Democratic lawyer and prospective 2020 presidential candidate Michael Avenatti represents a woman named Julie Swetnick who’s made grave accusations of sexual misconduct against Supreme Court nominee Brett Kavanaugh. Swetnick says she attended parties with Kavanaugh and his friend Mark Judge in the early ’80s at which the pair targeted girls with spiked drinks and then took advantage of them sexually; she says she was raped by multiple people at one such gathering. (Kavanaugh and Judge deny any involvement in such activities, and to be clear, Swetnick did not say they were among the individuals who raped her, merely that they were “present” on the night she was attacked.)
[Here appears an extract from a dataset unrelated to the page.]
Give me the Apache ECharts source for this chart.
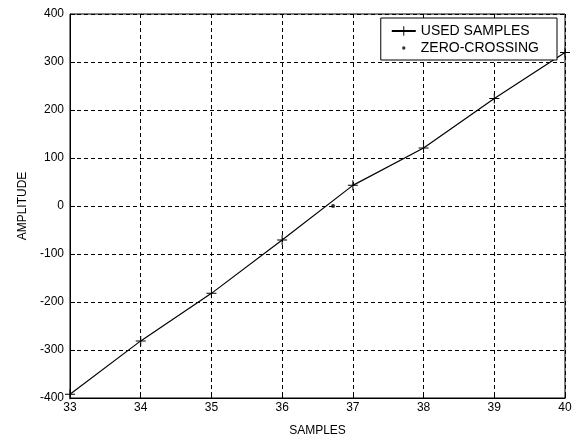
<!DOCTYPE html>
<html>
<head>
<meta charset="utf-8">
<script src="https://cdn.jsdelivr.net/npm/echarts@6/dist/echarts.min.js"></script>
<style>html,body{margin:0;padding:0;background:#fff;}#c{width:576px;height:442px;}</style>
</head>
<body>
<div id="c"></div>
<script>
var sampleX = [33, 34, 35, 36, 37, 38, 39, 40];
var sampleY = [-392, -281, -182, -71, 43, 121, 224, 320];
var zeroX = [36.72];
var zeroY = [0];
var xTicks = [33, 34, 35, 36, 37, 38, 39, 40];
var yTicks = [-400, -300, -200, -100, 0, 100, 200, 300, 400];
var seriesNames = ['USED SAMPLES', 'ZERO-CROSSING'];

var chart = echarts.init(document.getElementById('c'), null, {renderer: 'canvas'});
var plusPath = 'path://M0,4.5h10v1h-10z M4.5,0h1v10h-1z';
var dotPath = 'path://M0,0L0,0M10,10L10,10M3.6,5a1.4,1.4 0 1,0 2.8,0a1.4,1.4 0 1,0 -2.8,0z';
var font = 'Liberation Sans, Arial, sans-serif';
var gridLine = {show: true, lineStyle: {color: '#000', type: [4, 3], width: 1}};
chart.setOption({
  animation: false,
  backgroundColor: '#fff',
  grid: {left: 70, right: 11, top: 14, bottom: 40, show: true, borderColor: '#000', borderWidth: 1, backgroundColor: 'transparent'},
  legend: {
    orient: 'vertical', right: 19, top: 18,
    backgroundColor: '#fff', borderColor: '#000', borderWidth: 1,
    padding: [6, 18, 5, 10], itemGap: 3, itemWidth: 24, itemHeight: 12,
    textStyle: {fontFamily: font, fontSize: 14, color: '#000'},
    data: [
      {name: seriesNames[0]},
      {name: seriesNames[1], icon: dotPath}
    ]
  },
  xAxis: {
    type: 'value', min: 33, max: 40, interval: 1,
    name: 'SAMPLES', nameLocation: 'middle', nameGap: 27,
    nameTextStyle: {fontFamily: font, fontSize: 12, color: '#000'},
    axisLine: {show: true, onZero: false, lineStyle: {color: '#000', width: 1}},
    axisTick: {show: true, inside: true, length: 5, lineStyle: {color: '#000'}},
    axisLabel: {fontFamily: font, fontSize: 12, color: '#000', margin: 4,
      formatter: function (v) { return xTicks.indexOf(v) >= 0 ? String(v) : ''; }},
    splitLine: gridLine
  },
  yAxis: {
    type: 'value', min: -400, max: 400, interval: 100,
    name: 'AMPLITUDE', nameLocation: 'middle', nameGap: 40, nameRotate: 90,
    nameTextStyle: {fontFamily: font, fontSize: 12, color: '#000'},
    axisLine: {show: true, onZero: false, lineStyle: {color: '#000', width: 1}},
    axisTick: {show: true, inside: true, length: 5, lineStyle: {color: '#000'}},
    axisLabel: {fontFamily: font, fontSize: 12, color: '#000', margin: 6,
      formatter: function (v) { return yTicks.indexOf(v) >= 0 ? String(v) : ''; }},
    splitLine: gridLine
  },
  series: [
    {
      name: seriesNames[0], type: 'line',
      data: sampleX.map(function (x, i) { return [x, sampleY[i]]; }),
      symbol: plusPath, symbolSize: 10, showSymbol: true,
      lineStyle: {color: '#000', width: 1.2},
      itemStyle: {color: '#000'}
    },
    {
      name: seriesNames[1], type: 'scatter',
      data: zeroX.map(function (x, i) { return [x, zeroY[i]]; }),
      symbol: 'circle', symbolSize: 4,
      itemStyle: {color: '#000'}
    }
  ]
});
</script>
</body>
</html>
Avenatti is handling these timely and serious allegations as if he’s marketing a new Cloverfield movie:
The woman on the right is NBC’s Kate Snow, which makes this what is likely the first-ever instance of a cryptic, hashtag-saturated promotional still being used to hype a news interview about being drugged and sexually assaulted.
Avenatti’s tweet—which, for a time, appeared on his Twitter feed just below his “pinned” list of seemingly 2020-minded campaign positions—is not just in poor taste; it also highlights the tactically questionable way he’s handled Swetnick’s allegations. Avenatti first publicized her account last Wednesday by posting her sworn declaration on Twitter; while such a formal document is credible in and of itself, NBC appears to be the first media outlet that Swetnick has spoken to at length, and a source told CNN’s Brian Stelter that the network is still verifying details related to her story. That means at least five days will have passed between the announcement of her allegations and the first independent reporting that includes an interview with her—five days during which Kavanaugh’s nomination passed out of the Senate Judiciary Committee and the FBI reopened a background check into him that doesn’t appear likely to address her claims. In the meantime, though, Avenatti did find time to tweet confrontationally at Donald Trump, Mitch McConnell, Sen. Lindsey Graham, Sen. Chuck Grassley, Fox News’ Laura Ingraham (he said he’d “enjoy” embarrassing Ingraham by bringing more information about Swetnick to light), and NBC’s Megyn Kelly.
Wait, did I say five days? That’s just who Avenatti has tweeted at since Sunday morning. Before that, he also picked fights related to Swetnick’s charges with Sen. Ted Cruz, Fox News legal pundit Alan Dershowitz, Fox News host Tucker Carlson, former Trump attorney Michael Cohen, and Donald Trump Jr. This openly partisan approach has had the predictable result of incentivizing Republicans, who are calling the shots on the FBI investigation, to ignore Swetnick’s allegations as the work of a “porn lawyer.” They would have wanted to ignore the allegations anyway, of course—but consider that Kavanaugh’s second accuser, Deborah Ramirez, who went public via a New Yorker story that featured material supporting the plausibility of her story, subsequently was included on the list of witnesses to be contacted during the reopened FBI investigation. (Ramirez, who lives in Colorado, has been represented by Boulder attorneys John Clune and Stanley Garnett and D.C. attorney William Pittard.) Public pressure to hear out Kavanaugh’s first accuser, Christine Blasey Ford—who is represented by Democratic attorney Debra Katz but who came forward by speaking to the Washington Post—was strong enough that Republicans invited her to testify before Congress.
Not everything about the timing of Swetnick’s case is under Avenatti’s control, of course: She may have felt compelled to speak up in part to support the other women making allegations. But Avenatti does have discretion over the way he discusses Swetnick’s claims in public, and the way he’s doing so indicates that he sees them in large part as an instrument with which to rally his liberal Twitter fans against Fox News and the Republican Party. In a confirmation process that hinges on the votes of moderate Republican senators like Susan Collins and Lisa Murkowski—who are more likely to care about the opinions of independent voters than MSNBC loyalists—that’s not just tasteless. It’s self-defeating.